» **Task details**
Retype, please, the listing from its opening line through the line that contains "0.0024, 0.0006, 0.0]", both included, without the pictures.

(Items listed in a dataset)
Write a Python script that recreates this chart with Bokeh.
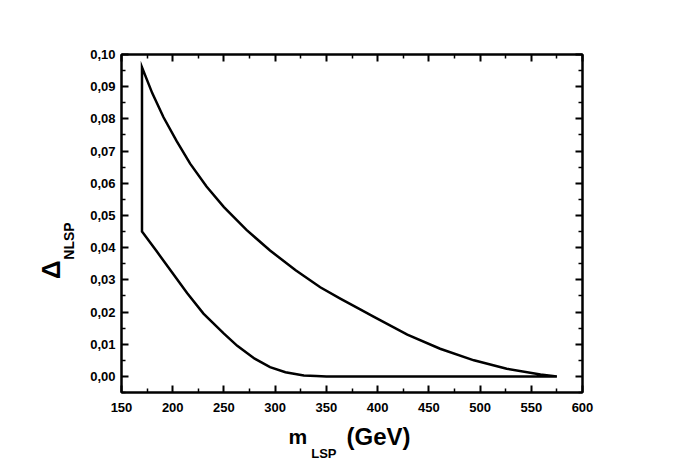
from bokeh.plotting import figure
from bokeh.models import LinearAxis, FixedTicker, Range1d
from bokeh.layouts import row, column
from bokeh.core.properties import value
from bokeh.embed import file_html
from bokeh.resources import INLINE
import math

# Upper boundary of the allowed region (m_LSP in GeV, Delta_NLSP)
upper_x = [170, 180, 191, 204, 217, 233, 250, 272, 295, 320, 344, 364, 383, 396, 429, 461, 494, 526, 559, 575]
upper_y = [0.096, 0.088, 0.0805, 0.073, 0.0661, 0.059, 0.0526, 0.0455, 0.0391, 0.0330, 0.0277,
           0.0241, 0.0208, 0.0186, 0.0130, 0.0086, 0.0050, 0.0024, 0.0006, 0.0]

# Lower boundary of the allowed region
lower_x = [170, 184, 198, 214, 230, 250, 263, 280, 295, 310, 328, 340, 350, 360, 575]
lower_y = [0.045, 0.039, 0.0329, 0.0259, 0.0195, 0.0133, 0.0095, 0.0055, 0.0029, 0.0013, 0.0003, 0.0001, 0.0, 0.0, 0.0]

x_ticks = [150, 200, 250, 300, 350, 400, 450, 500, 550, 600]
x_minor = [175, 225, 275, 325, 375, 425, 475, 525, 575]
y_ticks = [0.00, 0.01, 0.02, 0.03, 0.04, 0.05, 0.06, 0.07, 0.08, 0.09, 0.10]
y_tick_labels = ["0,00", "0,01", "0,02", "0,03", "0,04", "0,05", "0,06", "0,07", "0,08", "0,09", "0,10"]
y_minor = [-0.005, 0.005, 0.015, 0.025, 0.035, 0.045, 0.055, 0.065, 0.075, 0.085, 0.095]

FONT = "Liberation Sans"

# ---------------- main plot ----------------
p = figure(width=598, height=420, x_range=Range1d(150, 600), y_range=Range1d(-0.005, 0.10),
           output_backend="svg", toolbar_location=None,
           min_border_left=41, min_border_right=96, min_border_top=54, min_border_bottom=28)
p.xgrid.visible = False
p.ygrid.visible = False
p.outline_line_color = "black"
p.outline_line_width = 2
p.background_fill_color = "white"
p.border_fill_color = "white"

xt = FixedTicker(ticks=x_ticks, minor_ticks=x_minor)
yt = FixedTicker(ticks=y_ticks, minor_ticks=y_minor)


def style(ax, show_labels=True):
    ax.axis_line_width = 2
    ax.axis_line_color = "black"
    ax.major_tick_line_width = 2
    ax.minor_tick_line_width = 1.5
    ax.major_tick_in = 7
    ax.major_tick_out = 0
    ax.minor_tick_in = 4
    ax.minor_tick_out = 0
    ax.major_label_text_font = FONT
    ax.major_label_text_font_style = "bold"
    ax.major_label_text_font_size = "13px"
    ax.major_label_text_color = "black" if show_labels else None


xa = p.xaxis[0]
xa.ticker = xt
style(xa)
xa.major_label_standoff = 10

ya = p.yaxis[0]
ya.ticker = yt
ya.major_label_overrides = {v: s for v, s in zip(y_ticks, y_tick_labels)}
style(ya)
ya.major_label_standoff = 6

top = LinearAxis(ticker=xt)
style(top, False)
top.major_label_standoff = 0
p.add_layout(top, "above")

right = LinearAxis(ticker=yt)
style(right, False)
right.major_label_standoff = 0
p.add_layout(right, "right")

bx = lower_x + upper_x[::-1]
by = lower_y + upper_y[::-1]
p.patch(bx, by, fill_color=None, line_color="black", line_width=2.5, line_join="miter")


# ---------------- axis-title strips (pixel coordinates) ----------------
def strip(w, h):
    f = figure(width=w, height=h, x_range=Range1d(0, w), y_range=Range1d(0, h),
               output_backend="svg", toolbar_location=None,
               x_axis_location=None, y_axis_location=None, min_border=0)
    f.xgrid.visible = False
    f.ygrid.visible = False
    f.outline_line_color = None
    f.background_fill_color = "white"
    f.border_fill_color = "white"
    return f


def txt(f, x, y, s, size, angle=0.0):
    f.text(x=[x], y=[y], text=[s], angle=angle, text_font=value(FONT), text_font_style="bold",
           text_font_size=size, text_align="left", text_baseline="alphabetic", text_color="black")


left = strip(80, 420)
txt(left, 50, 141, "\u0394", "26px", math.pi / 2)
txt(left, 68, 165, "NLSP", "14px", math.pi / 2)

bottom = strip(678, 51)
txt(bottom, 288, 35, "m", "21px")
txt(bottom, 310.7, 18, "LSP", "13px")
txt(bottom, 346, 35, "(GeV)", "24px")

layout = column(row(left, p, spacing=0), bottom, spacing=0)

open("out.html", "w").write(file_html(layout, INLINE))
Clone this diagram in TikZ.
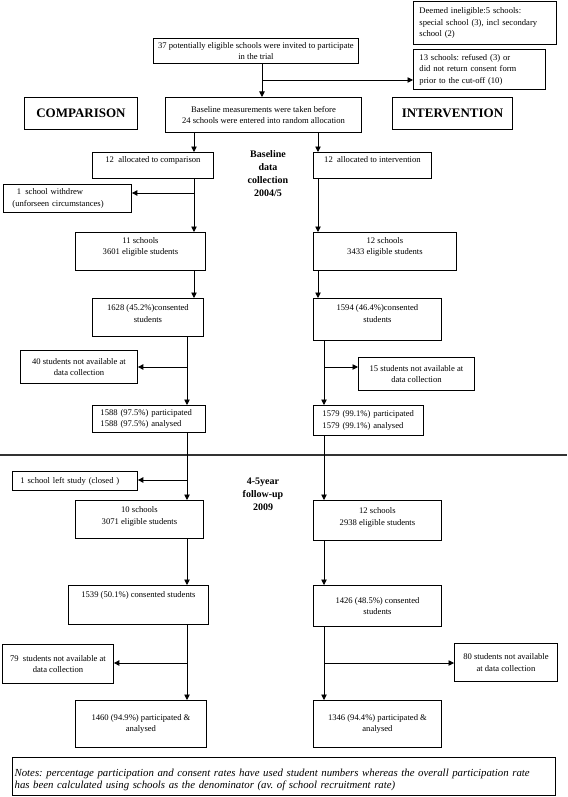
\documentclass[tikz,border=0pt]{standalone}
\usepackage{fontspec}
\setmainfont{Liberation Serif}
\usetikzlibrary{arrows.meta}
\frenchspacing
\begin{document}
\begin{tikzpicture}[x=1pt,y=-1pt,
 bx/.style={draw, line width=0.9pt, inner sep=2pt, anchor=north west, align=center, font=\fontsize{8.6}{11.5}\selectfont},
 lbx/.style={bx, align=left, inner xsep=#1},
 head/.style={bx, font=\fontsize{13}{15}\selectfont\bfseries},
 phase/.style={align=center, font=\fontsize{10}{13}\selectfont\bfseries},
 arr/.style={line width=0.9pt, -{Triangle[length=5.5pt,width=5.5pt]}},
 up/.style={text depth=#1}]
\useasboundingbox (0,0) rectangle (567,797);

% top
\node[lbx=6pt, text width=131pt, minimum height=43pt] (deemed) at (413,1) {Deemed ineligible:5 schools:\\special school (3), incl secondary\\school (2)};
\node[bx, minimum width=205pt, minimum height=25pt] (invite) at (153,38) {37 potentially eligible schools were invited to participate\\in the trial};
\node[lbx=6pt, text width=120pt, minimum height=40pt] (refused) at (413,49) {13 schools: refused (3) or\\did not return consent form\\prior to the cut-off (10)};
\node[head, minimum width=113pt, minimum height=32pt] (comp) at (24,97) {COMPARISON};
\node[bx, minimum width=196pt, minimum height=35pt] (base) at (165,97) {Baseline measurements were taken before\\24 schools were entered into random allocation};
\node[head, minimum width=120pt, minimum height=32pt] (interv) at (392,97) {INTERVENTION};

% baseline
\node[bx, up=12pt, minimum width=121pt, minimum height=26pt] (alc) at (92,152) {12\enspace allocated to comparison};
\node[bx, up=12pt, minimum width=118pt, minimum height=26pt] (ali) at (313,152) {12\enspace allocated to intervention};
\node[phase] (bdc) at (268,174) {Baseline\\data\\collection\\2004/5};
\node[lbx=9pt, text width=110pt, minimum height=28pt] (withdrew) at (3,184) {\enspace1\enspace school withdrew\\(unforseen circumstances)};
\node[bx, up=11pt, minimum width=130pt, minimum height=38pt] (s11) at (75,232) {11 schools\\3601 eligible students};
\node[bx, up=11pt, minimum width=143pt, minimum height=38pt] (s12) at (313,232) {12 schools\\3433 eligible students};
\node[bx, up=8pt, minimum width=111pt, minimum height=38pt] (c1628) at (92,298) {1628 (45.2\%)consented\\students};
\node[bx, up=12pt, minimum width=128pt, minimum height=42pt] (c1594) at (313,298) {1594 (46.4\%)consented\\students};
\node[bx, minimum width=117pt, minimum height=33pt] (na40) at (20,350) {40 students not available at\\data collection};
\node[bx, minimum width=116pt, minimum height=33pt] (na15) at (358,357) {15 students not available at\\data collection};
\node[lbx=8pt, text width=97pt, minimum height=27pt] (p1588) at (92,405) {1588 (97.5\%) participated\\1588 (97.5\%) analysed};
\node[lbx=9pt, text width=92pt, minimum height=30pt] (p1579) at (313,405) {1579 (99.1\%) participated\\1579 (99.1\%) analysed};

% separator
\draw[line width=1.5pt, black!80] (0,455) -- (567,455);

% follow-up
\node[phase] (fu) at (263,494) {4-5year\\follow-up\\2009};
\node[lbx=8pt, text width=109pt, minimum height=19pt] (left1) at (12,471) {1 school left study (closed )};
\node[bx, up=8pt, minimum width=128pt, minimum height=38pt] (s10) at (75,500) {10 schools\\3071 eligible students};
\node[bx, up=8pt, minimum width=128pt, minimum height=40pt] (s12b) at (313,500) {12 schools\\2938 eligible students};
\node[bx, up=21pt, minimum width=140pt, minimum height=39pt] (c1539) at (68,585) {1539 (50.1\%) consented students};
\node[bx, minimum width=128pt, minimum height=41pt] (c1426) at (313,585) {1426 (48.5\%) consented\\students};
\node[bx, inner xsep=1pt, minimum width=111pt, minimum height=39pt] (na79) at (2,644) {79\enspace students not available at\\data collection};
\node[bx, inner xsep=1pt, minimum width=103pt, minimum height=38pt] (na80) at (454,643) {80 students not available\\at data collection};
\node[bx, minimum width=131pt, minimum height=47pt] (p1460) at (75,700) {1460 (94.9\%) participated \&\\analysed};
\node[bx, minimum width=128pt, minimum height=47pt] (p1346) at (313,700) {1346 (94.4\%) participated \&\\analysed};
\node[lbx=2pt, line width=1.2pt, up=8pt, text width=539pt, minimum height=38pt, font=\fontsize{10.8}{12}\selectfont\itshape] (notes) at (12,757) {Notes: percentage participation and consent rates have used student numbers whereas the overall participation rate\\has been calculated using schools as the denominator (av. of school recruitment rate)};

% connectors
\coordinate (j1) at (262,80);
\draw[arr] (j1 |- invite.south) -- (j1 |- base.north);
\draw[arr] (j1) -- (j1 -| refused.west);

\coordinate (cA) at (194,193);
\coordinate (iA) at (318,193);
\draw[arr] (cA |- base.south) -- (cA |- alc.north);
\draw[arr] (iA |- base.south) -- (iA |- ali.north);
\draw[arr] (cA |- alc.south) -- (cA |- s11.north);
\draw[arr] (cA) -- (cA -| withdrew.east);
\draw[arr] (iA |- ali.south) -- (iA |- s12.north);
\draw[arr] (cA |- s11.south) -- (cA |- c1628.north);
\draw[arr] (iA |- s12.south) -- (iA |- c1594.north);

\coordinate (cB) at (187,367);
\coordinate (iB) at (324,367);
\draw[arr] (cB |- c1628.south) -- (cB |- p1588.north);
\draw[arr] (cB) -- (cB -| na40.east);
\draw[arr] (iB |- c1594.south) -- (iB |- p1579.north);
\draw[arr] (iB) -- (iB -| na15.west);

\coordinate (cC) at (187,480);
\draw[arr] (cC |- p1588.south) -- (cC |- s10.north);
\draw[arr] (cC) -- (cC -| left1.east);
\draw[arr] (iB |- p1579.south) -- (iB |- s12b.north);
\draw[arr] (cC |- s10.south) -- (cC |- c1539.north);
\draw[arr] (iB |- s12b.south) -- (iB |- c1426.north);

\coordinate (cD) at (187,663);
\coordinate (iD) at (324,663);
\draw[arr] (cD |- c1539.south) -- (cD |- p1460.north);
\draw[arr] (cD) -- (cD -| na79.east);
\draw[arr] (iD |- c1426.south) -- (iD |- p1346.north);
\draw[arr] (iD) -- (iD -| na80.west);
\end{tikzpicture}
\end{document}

» **Solution below**
Write a Python script that recreates this chart with Bokeh.
from bokeh.plotting import figure
from bokeh.models import LinearAxis, FixedTicker, Range1d
from bokeh.layouts import row, column
from bokeh.core.properties import value
from bokeh.embed import file_html
from bokeh.resources import INLINE
import math

# Upper boundary of the allowed region (m_LSP in GeV, Delta_NLSP)
upper_x = [170, 180, 191, 204, 217, 233, 250, 272, 295, 320, 344, 364, 383, 396, 429, 461, 494, 526, 559, 575]
upper_y = [0.096, 0.088, 0.0805, 0.073, 0.0661, 0.059, 0.0526, 0.0455, 0.0391, 0.0330, 0.0277,
           0.0241, 0.0208, 0.0186, 0.0130, 0.0086, 0.0050, 0.0024, 0.0006, 0.0]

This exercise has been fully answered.